NCPA ‘Chinese Orphan’ fails to correct 280-year-old mistakes
Published: Jun 22, 2011 08:52 PM Updated: Jun 22, 2011 09:47 PM
The Jin Princess (Zhou Xiaolin) sings a haunting aria for the last of the Zhaos. Photo: Liu Jingjing

Ever since Ji Junxiang’s The Orphan of Zhao was translated by Jesuit missionary Joseph Henri Premare in 1731, premiering Chinese drama in Europe, it has, for the most part, remained incomplete to the West. 

Words without music

Like the majority of Yuan Dynasty (1279–1368) dramas, Ji’s famous work was originally performed to music. But due to omissions by European Sinologists, subsequent versions by everyone from Voltaire to Metastasio, remained devoid of melody. 

Now after almost 280 years, an National Center for the Performing Arts (NCPA) commission delivered the disappointing premiere of the world’s first operatic adaptation, now named Chinese Orphan, which closes tonight. 

The root of this epic let-down is easy to pinpoint – the unimaginative original score by composer Lei Lei and the preachy, over-simplified libretto of Zou Jingzhi.    
 
The Chinese tale, based on conflicting records, including historian Sima Qian and Confucian classic Spring and Autumn Annals, is no stranger to adaptation. Rife with affairs, illegitimate children and revenge plots, the characters are rich in potentially illustrating the complexities that cloud societal understandings of good and evil.
 
Revenger’s tragedy

At first glance, this Orphan follows convention. In order to save newborn Zhao Wu, the last of the Zhao clan and son of the Jin Princess (a brilliantly executed Zhou Xiaolin), Cheng Ying (Yuan Chenye, outshined by the second cast’s Sun Li) smuggles the infant out and sacrifices his own son in place, who General Tu (a competent Jin Zhengjian) then murders, believing he has exterminated the Zhaos. 

Fast forward 18 years, and the adult Zhao (a competent Warren Mok) takes his revenge on Tu, the man who both exterminated his family and raised him, believing he was Cheng’s son. In the end, the house of Zhao is restored and Cheng is vindicated for his loyalty.

But modern adaptations of historic dramas can be a slippery slope, proven in Voltaire’s misunderstanding of Confucianism, and again in Orphan.   

Instead of presenting a complex tale of clan struggles, self-sacrifice and vengeance, the NCPA was satisfied merely commissioning a modern Chinese morality play, a choice benevolently explained by director Chen Xinyi in the playbill by saying, “Although the world is a chaotic place, justice and evil remain entirely different.”

Banal adaptation

Zou, known for screenplays such as Riding Alone for Thousands of Miles (2005), seconded this emotion by penning a clean, uncontroversial – and consequently, utterly boring – version, where good wears heroic white and serves the people, bad wears black and throws babies off cliffs and heroes never hesitate to sacrifice for the state.  

As Lu Jia’s orchestra brayed with horn swells and crashing cymbals, the prologue encapsulated the themes.
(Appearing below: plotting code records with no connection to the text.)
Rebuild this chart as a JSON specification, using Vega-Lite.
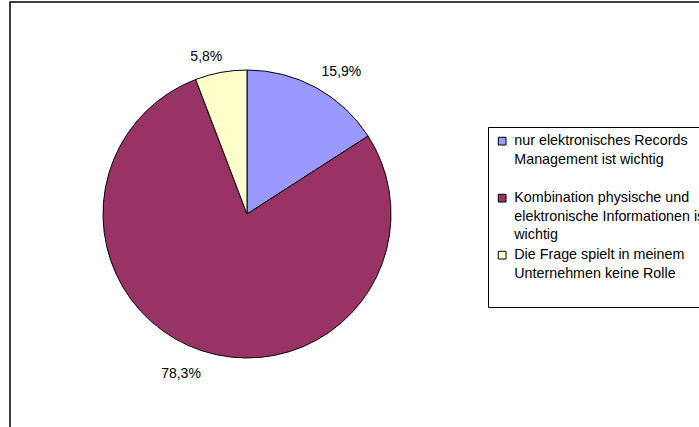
{
  "$schema": "https://vega.github.io/schema/vega-lite/v6.json",
  "width": 700,
  "height": 440,
  "autosize": {"type": "none"},
  "padding": {"left": 10, "top": 2, "right": 0, "bottom": 0},
  "background": "white",
  "view": {"stroke": "#000000", "strokeWidth": 1.5},
  "config": {
    "view": {"stroke": "#000000", "strokeWidth": 1.5},
    "font": "Liberation Sans",
    "style": {"guide-label": {"lineHeight": 18.5}}
  },
  "data": {
    "values": [
      {"Antwort": "nur elektronisches Records Management ist wichtig", "Anteil": 15.9, "Label": "15,9%", "Ord": 1},
      {"Antwort": "Kombination physische und elektronische Informationen ist wichtig", "Anteil": 78.3, "Label": "78,3%", "Ord": 2},
      {"Antwort": "Die Frage spielt in meinem Unternehmen keine Rolle", "Anteil": 5.8, "Label": "5,8%", "Ord": 3}
    ]
  },
  "encoding": {
    "theta": {"field": "Anteil", "type": "quantitative", "stack": true},
    "order": {"field": "Ord", "type": "quantitative"}
  },
  "layer": [
    {
      "mark": {"type": "arc", "outerRadius": 144, "stroke": "#000000", "strokeWidth": 1, "x": 237, "y": 212},
      "encoding": {
        "color": {
          "field": "Antwort",
          "type": "nominal",
          "sort": ["nur elektronisches Records Management ist wichtig", "Kombination physische und elektronische Informationen ist wichtig", "Die Frage spielt in meinem Unternehmen keine Rolle"],
          "scale": {
            "domain": ["nur elektronisches Records Management ist wichtig", "Kombination physische und elektronische Informationen ist wichtig", "Die Frage spielt in meinem Unternehmen keine Rolle"],
            "range": ["#9999FF", "#993366", "#FFFFCC"]
          },
          "legend": {
            "title": null,
            "orient": "none",
            "legendX": 478,
            "legendY": 125,
            "strokeColor": "#000000",
            "padding": 7,
            "symbolType": "square",
            "symbolSize": 60,
            "symbolStrokeColor": "#000000",
            "symbolStrokeWidth": 1,
            "labelFont": "Liberation Sans",
            "labelFontSize": 14.3,
            "labelColor": "#000000",
            "labelLimit": 0,
            "labelOffset": 5,
            "rowPadding": 5,
            "labelExpr": "datum.label == 'nur elektronisches Records Management ist wichtig' ? ['nur elektronisches Records', 'Management ist wichtig', ' '] : datum.label == 'Kombination physische und elektronische Informationen ist wichtig' ? ['Kombination physische und', 'elektronische Informationen ist', 'wichtig'] : ['Die Frage spielt in meinem', 'Unternehmen keine Rolle', ' ']"
          }
        }
      }
    },
    {
      "mark": {"type": "text", "radius": 164, "align": "left", "dx": -4, "dy": 1, "font": "Liberation Sans", "fontSize": 14, "color": "#000000", "x": 237, "y": 213},
      "encoding": {
        "text": {"condition": {"test": "datum.Ord == 1", "field": "Label"}, "value": ""}
      }
    },
    {
      "mark": {"type": "text", "radius": 164, "align": "right", "dx": 5, "dy": 3, "font": "Liberation Sans", "fontSize": 14, "color": "#000000", "x": 237, "y": 213},
      "encoding": {
        "text": {"condition": {"test": "datum.Ord != 1", "field": "Label"}, "value": ""}
      }
    }
  ]
}
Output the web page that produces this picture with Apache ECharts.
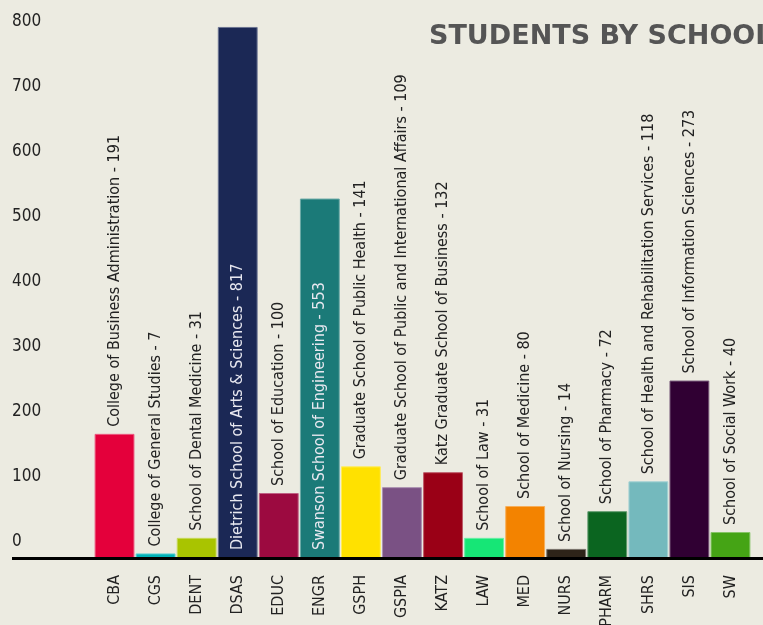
<!DOCTYPE html>
<html>
<head>
<meta charset="utf-8">
<script src="https://cdn.jsdelivr.net/npm/echarts@6/dist/echarts.min.js"></script>
<style>
html,body{margin:0;padding:0;background:#ecebe1;}
#c{width:763px;height:625px;}
</style>
</head>
<body>
<div id="c"></div>
<script>
const categories = ['CBA','CGS','DENT','DSAS','EDUC','ENGR','GSPH','GSPIA','KATZ','LAW','MED','NURS','PHARM','SHRS','SIS','SW'];
const schoolNames = [
  'College of Business Administration',
  'College of General Studies',
  'School of Dental Medicine',
  'Dietrich School of Arts & Sciences',
  'School of Education',
  'Swanson School of Engineering',
  'Graduate School of Public Health',
  'Graduate School of Public and International Affairs',
  'Katz Graduate School of Business',
  'School of Law',
  'School of Medicine',
  'School of Nursing',
  'School of Pharmacy',
  'School of Health and Rehabilitation Services',
  'School of Information Sciences',
  'School of Social Work'
];
const students = [191, 7, 31, 817, 100, 553, 141, 109, 132, 31, 80, 14, 72, 118, 273, 40];
const barColors = ['#e4003b','#00b2b8','#a9c400','#1b2855','#9c0a40','#1b7a78','#ffe100','#7a5184','#9a0016','#16e676','#f38300','#2e2419','#0b6520','#74b9bd','#300033','#45a415'];
const insideLabels = ['DSAS','ENGR'];
const yTicks = [0,100,200,300,400,500,600,700,800];

const FONT = '"Liberation Sans Narrow","DejaVu Sans Condensed","Roboto Condensed",sans-serif';

function lighten(hex, f){
  const n = parseInt(hex.slice(1),16);
  let r=(n>>16)&255,g=(n>>8)&255,b=n&255;
  r=Math.round(r+(255-r)*f);g=Math.round(g+(255-g)*f);b=Math.round(b+(255-b)*f);
  return 'rgb('+r+','+g+','+b+')';
}

const data = categories.map((c,i)=>{
  const inside = insideLabels.includes(c);
  return {
    value: students[i],
    itemStyle:{color:barColors[i], borderColor:lighten(barColors[i],0.35), borderWidth:1},
    label:{
      show:true,
      formatter: schoolNames[i]+' - '+students[i],
      position: inside ? 'insideBottom' : 'top',
      rotate:90,
      align:'left',
      verticalAlign:'middle',
      offset:[2,0],
      distance: inside ? 6 : 5,
      color: inside ? '#e8e8f0' : '#222',
      fontFamily: FONT,
      fontSize: 16
    }
  };
});

const chart = echarts.init(document.getElementById('c'), null, {renderer:'canvas'});
chart.setOption({
  backgroundColor:'#ecebe1',
  animation:false,
  title:{
    text:'STUDENTS BY SCHOOL',
    left:424, top:18,
    textStyle:{fontFamily:'"DejaVu Sans",sans-serif',fontWeight:'bold',fontSize:27,color:'#555555'}
  },
  grid:{left:94,right:12,top:38,bottom:67,containLabel:false,outerBoundsMode:'none'},
  xAxis:{
    type:'category',
    data:categories,
    axisLine:{show:false},
    axisTick:{show:false},
    axisLabel:{rotate:90,margin:17,fontFamily:FONT,fontSize:16,color:'#222',interval:0}
  },
  yAxis:{
    type:'value',
    min:yTicks[0], max:yTicks[yTicks.length-1], interval:100,
    splitLine:{show:false},
    axisLine:{show:false},
    axisTick:{show:false},
    axisLabel:{
      align:'left', margin:82, verticalAlign:'bottom', padding:[0,0,8,0],
      fontFamily:FONT, fontSize:17, color:'#222'
    }
  },
  series:[{
    type:'bar',
    data:data,
    barCategoryGap:'3%',
    clip:false,
    markLine:{
      silent:true,
      symbol:'none',
      label:{show:false},
      lineStyle:{color:'#000',width:3,type:'solid'},
      data:[[{coord:[0,0],x:12},{coord:[15,0],x:763}]]
    },
    z:2
  }]
});
</script>
</body>
</html>
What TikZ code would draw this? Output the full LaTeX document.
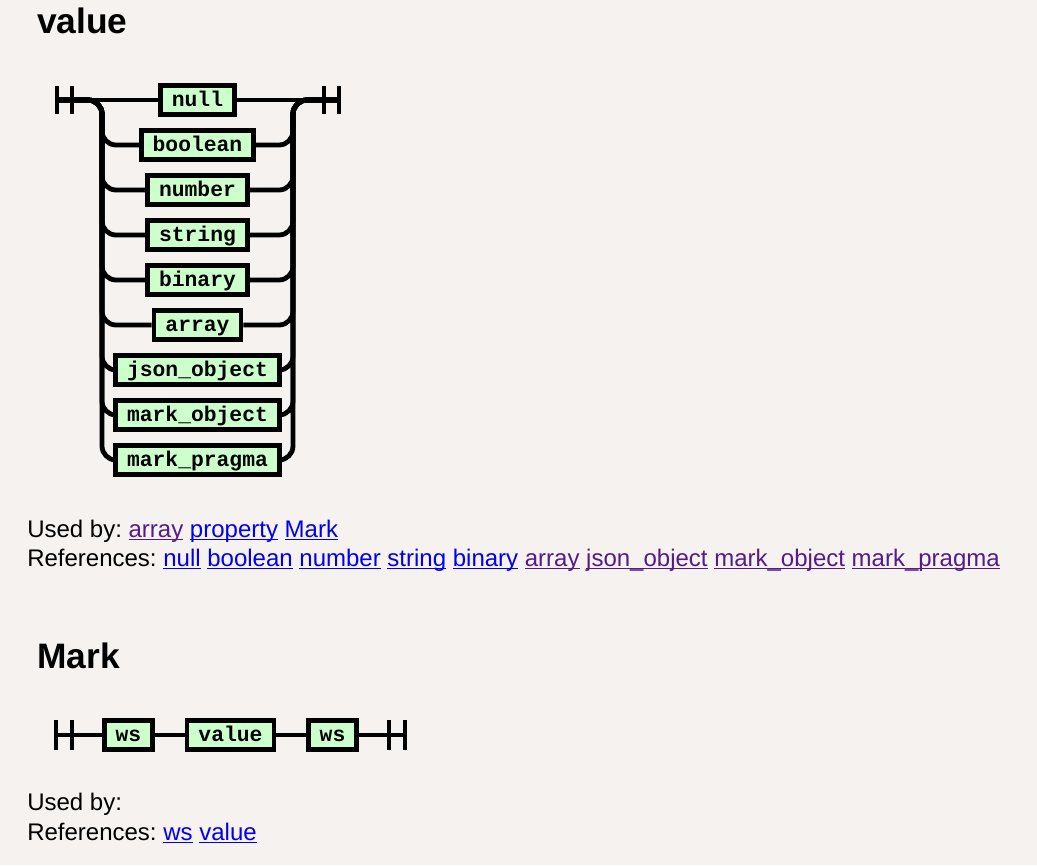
\documentclass[tikz,border=0pt]{standalone}
\usepackage{fontspec}
\setmainfont{Liberation Sans}
\newfontfamily\railfont{Liberation Mono}
\usetikzlibrary{positioning}
\frenchspacing

\definecolor{pagebg}{RGB}{245,242,239}
\definecolor{termfill}{RGB}{204,255,204}
\definecolor{linkblue}{RGB}{0,0,238}
\definecolor{linkseen}{RGB}{85,26,139}

\newcommand{\weblink}[2]{{\color{#1}\setbox0=\hbox{#2}\rlap{\rule[-2.4pt]{\wd0}{1.1pt}}\box0}}

\tikzset{
  term/.style={draw, line width=3.6pt, fill=termfill, minimum height=21.9pt, inner xsep=8.6pt,
    font=\railfont\bfseries\fontsize{16}{18}\selectfont, text height=11pt, text depth=2pt},
  rail/.style={line width=3.6pt, rounded corners=10.5pt},
  endbar/.style={line width=3.6pt},
  heading/.style={anchor=base west, inner sep=0pt, font=\bfseries\fontsize{26.5}{30}\selectfont},
  reftext/.style={anchor=base west, inner sep=0pt, font=\fontsize{18}{21}\selectfont}
}

\begin{document}
\begin{tikzpicture}[x=0.75pt, y=-0.75pt]
	     \useasboundingbox (0,0) rectangle (1037,865);
	     \fill[pagebg] (0,0) rectangle (1037,865);

	     % nodes %
		 \node[heading] (valuetitle) at (37,33) {value};
		 \coordinate (vin) at (57,100);
		 \coordinate (vout) at (339,100);
		 \coordinate (lrail) at (102,100);
		 \coordinate (rrail) at (293,100);
		 \node[term] (null) at (197.5,100) {null};
		 \node[term, below of = null, node distance=33.75pt] (boolean) {boolean};
		 \node[term, below of = boolean, node distance=33.75pt] (number) {number};
		 \node[term, below of = number, node distance=33.75pt] (string) {string};
		 \node[term, below of = string, node distance=33.75pt] (binary) {binary};
		 \node[term, below of = binary, node distance=33.75pt] (array) {array};
		 \node[term, below of = array, node distance=33.75pt] (jsonobj) {json\_object};
		 \node[term, below of = jsonobj, node distance=33.75pt] (markobj) {mark\_object};
		 \node[term, below of = markobj, node distance=33.75pt] (markpragma) {mark\_pragma};

		 \node[reftext] (valueused) at (27,537) {Used by: \weblink{linkseen}{array} \weblink{linkblue}{property} \weblink{linkblue}{Mark}};
		 \node[reftext] (valuerefs) at (27,566) {References: \weblink{linkblue}{null} \weblink{linkblue}{boolean} \weblink{linkblue}{number} \weblink{linkblue}{string} \weblink{linkblue}{binary} \weblink{linkseen}{array} \weblink{linkseen}{json\_object} \weblink{linkseen}{mark\_object} \weblink{linkseen}{mark\_pragma}};

		 \node[heading] (marktitle) at (37,668) {Mark};
		 \coordinate (min) at (56,735);
		 \coordinate (mout) at (405,735);
		 \node[term] (ws1) at (128.5,735) {ws};
		 \node[term, right of = ws1, node distance=76.5pt] (value) {value};
		 \node[term, right of = value, node distance=76.5pt] (ws2) {ws};
		 \node[reftext] (markused) at (27,810) {Used by:};
		 \node[reftext] (markrefs) at (27,840) {References: \weblink{linkblue}{ws} \weblink{linkblue}{value}};

		 % edges %
		 \draw[rail] (vin) -- (null) -- (vout);
		 \foreach \b in {boolean,number,string,binary,array,jsonobj,markobj,markpragma} {
		   \draw[rail] (vin) -| (lrail |- \b.west) -- (\b.west);
		   \draw[rail] (\b.east) -- (rrail |- \b.east) |- (vout);
		 }
		 \draw[endbar] ([yshift=10.5pt]vin) -- ([yshift=-10.5pt]vin);
		 \draw[endbar] ([xshift=11.25pt, yshift=10.5pt]vin) -- ([xshift=11.25pt, yshift=-10.5pt]vin);
		 \draw[endbar] ([yshift=10.5pt]vout) -- ([yshift=-10.5pt]vout);
		 \draw[endbar] ([xshift=-11.25pt, yshift=10.5pt]vout) -- ([xshift=-11.25pt, yshift=-10.5pt]vout);

		 \draw[rail] (min) -- (ws1) -- (value) -- (ws2) -- (mout);
		 \draw[endbar] ([yshift=11.25pt]min) -- ([yshift=-11.25pt]min);
		 \draw[endbar] ([xshift=12pt, yshift=11.25pt]min) -- ([xshift=12pt, yshift=-11.25pt]min);
		 \draw[endbar] ([yshift=11.25pt]mout) -- ([yshift=-11.25pt]mout);
		 \draw[endbar] ([xshift=-12pt, yshift=11.25pt]mout) -- ([xshift=-12pt, yshift=-11.25pt]mout);
	     \end{tikzpicture}
\end{document}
The oppressive Jin Emperor (a comic Li Xiang) abuses citizens while cackling with his right-hand man, General Tu (performed with gravitas by Yang Yi), powerful clan head Zhao Dun intervenes and assumes his role as defender of the people.  

For defying the emperor, Zhao is declared an enemy of the state, and Tu orders the complete massacre of all 300 members of his clan, accompanied by numerous tenor/baritone ménage a trios and topped with clunky choruses à la Carmina Burana.  

Musical highlights include Act I, where the Jin Princess cradles the last of the Zhaos in her arms while wailing a cold and austere aria and Cheng’s lyrical exit from the palace, placating the guards from searching him, which comes off as fun, but not funny. 

Not worth the wait

But the question remains, was this worth a three-century wait? Despite the mobile, multi-level set design (Gao Guangjian) and costumes (Li Ruiding),  the answer is still no.

Musically, its overused late-romantic devices – deep strings, brass and choruses – sound 100 years out of date.

Curiously, Lei also overlooked one of romantic opera’s greatest assets – a strong aria. Instead, the work meanders in a labyrinth of minor key modulation, occasionally landing a major to illustrate morally correct action.  
Lei Lei, daughter of revolutionary composer Lei Zhenbang, has a body of work consisting of soundtracks for 1980s TV shows. She takes the term “ending on a high note” literally, ending most solos with a sustained spike in range to signal the audience to clap.

In the end, Chen would have been better to leave the simplified storylines and sentiments for the TV series this story will likely produce, and not play down to audiences at the country’s most prestigious opera venue.  

But then again, a quick scan of the crowd toward the finale proved this “made-for-TV opera” got what it came for – tears. Though whether of joy or pain, it’s hard to say.